=== Collected material ===

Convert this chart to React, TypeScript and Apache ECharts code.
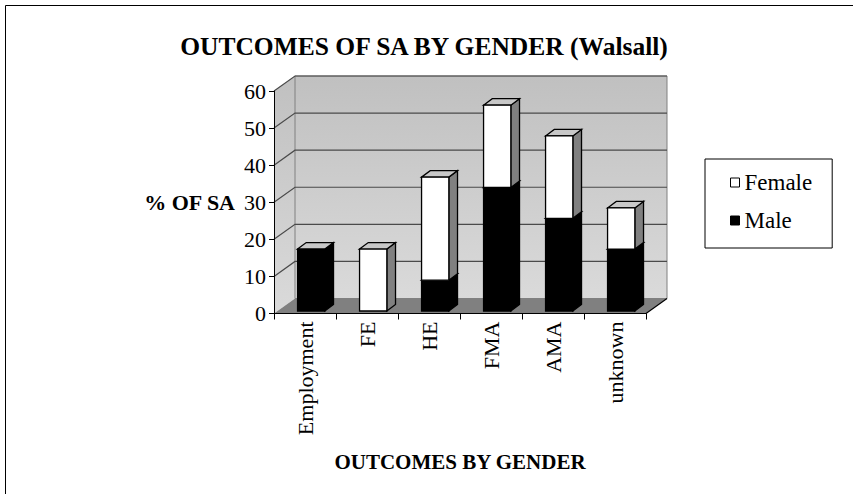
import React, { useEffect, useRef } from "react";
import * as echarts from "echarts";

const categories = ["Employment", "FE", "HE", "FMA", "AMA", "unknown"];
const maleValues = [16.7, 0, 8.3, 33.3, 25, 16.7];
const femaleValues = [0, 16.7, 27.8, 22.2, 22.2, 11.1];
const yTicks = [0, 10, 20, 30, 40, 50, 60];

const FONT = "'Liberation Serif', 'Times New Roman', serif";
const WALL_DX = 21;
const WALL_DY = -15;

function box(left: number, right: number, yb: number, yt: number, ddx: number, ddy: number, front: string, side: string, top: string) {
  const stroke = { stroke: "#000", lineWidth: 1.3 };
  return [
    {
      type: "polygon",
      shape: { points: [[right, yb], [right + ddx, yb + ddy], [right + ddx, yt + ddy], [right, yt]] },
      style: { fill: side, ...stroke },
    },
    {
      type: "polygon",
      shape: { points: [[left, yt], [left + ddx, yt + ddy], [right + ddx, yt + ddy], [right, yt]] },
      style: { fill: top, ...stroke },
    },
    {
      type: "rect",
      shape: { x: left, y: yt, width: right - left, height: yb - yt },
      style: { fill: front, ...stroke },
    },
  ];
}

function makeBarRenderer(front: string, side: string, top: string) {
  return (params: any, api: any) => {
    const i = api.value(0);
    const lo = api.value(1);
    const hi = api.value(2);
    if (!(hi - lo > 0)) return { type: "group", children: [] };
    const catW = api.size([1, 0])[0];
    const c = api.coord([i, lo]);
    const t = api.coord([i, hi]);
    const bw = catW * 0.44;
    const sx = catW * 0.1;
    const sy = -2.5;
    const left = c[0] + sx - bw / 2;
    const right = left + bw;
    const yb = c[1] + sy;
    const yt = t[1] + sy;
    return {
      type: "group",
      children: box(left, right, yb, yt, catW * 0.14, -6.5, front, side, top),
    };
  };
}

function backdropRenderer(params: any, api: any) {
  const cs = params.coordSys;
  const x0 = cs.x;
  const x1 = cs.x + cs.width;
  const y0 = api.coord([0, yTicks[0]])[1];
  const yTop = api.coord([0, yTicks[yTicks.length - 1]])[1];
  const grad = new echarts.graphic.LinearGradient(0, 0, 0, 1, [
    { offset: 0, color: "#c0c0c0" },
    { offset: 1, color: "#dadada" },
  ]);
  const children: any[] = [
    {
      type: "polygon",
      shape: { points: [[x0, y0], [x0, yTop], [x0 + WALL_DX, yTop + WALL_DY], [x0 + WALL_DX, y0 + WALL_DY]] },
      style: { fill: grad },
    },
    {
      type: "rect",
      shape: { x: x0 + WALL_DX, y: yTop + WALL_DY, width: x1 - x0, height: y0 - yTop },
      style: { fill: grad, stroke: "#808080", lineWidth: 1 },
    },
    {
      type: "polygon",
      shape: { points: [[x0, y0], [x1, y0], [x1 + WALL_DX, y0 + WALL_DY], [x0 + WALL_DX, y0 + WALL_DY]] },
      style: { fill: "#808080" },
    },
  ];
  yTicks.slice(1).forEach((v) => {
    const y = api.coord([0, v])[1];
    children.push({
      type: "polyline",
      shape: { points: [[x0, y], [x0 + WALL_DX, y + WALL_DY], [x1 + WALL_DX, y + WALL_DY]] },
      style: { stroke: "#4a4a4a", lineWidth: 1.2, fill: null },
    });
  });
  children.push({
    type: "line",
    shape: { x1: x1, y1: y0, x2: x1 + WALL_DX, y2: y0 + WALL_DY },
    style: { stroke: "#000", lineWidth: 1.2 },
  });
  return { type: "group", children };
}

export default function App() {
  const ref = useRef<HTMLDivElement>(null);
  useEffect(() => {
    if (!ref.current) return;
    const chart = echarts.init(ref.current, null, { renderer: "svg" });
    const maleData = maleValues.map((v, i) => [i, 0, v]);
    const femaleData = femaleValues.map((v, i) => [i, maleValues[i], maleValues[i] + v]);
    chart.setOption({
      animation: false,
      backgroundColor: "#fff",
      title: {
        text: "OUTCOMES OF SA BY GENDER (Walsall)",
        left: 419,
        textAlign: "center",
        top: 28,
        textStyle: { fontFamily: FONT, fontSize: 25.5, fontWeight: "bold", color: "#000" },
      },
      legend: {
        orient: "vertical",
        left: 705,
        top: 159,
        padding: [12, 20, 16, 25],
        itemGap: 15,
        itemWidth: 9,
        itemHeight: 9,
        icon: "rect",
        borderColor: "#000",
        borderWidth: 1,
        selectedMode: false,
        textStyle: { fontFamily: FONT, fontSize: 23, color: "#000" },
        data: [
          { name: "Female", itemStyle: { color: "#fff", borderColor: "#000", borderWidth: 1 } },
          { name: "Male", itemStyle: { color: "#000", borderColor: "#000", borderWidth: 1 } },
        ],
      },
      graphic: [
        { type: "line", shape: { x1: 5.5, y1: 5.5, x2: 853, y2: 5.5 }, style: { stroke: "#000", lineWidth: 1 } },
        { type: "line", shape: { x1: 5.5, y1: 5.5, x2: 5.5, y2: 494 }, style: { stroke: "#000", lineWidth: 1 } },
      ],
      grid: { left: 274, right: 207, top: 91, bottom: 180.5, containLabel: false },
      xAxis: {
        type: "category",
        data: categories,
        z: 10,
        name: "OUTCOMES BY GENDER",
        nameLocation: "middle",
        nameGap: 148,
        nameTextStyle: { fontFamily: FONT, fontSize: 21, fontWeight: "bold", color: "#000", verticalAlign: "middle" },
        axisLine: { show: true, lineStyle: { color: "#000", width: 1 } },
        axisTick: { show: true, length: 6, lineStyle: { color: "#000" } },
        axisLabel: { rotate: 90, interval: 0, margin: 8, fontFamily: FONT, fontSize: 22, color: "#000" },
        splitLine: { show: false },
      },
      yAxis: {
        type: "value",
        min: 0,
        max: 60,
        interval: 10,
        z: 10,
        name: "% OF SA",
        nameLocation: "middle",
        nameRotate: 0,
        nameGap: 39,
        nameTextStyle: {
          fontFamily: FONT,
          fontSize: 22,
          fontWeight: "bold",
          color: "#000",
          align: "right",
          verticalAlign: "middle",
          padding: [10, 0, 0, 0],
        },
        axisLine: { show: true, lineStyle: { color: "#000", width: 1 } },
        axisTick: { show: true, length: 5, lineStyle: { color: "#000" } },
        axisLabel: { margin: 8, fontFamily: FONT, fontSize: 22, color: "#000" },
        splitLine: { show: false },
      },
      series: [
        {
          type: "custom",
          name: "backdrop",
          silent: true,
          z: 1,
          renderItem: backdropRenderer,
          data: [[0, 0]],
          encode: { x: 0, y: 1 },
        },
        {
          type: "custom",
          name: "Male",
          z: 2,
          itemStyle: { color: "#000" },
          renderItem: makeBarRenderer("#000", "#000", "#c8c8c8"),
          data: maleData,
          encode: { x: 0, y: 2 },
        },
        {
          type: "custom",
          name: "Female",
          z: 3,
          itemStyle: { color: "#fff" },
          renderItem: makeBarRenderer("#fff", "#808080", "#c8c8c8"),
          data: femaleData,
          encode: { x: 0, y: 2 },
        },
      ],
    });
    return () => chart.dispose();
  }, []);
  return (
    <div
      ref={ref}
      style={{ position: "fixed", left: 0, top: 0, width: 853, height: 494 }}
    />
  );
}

===

__Given instruction__. The lines from the start of the data through the line that contains "import * as" are to be returned exactly, please, with both ends included and every picture left out.

__Finished answer__.
Convert this chart to React, TypeScript and Apache ECharts code.
import React, { useEffect, useRef } from "react";
import * as echarts from "echarts";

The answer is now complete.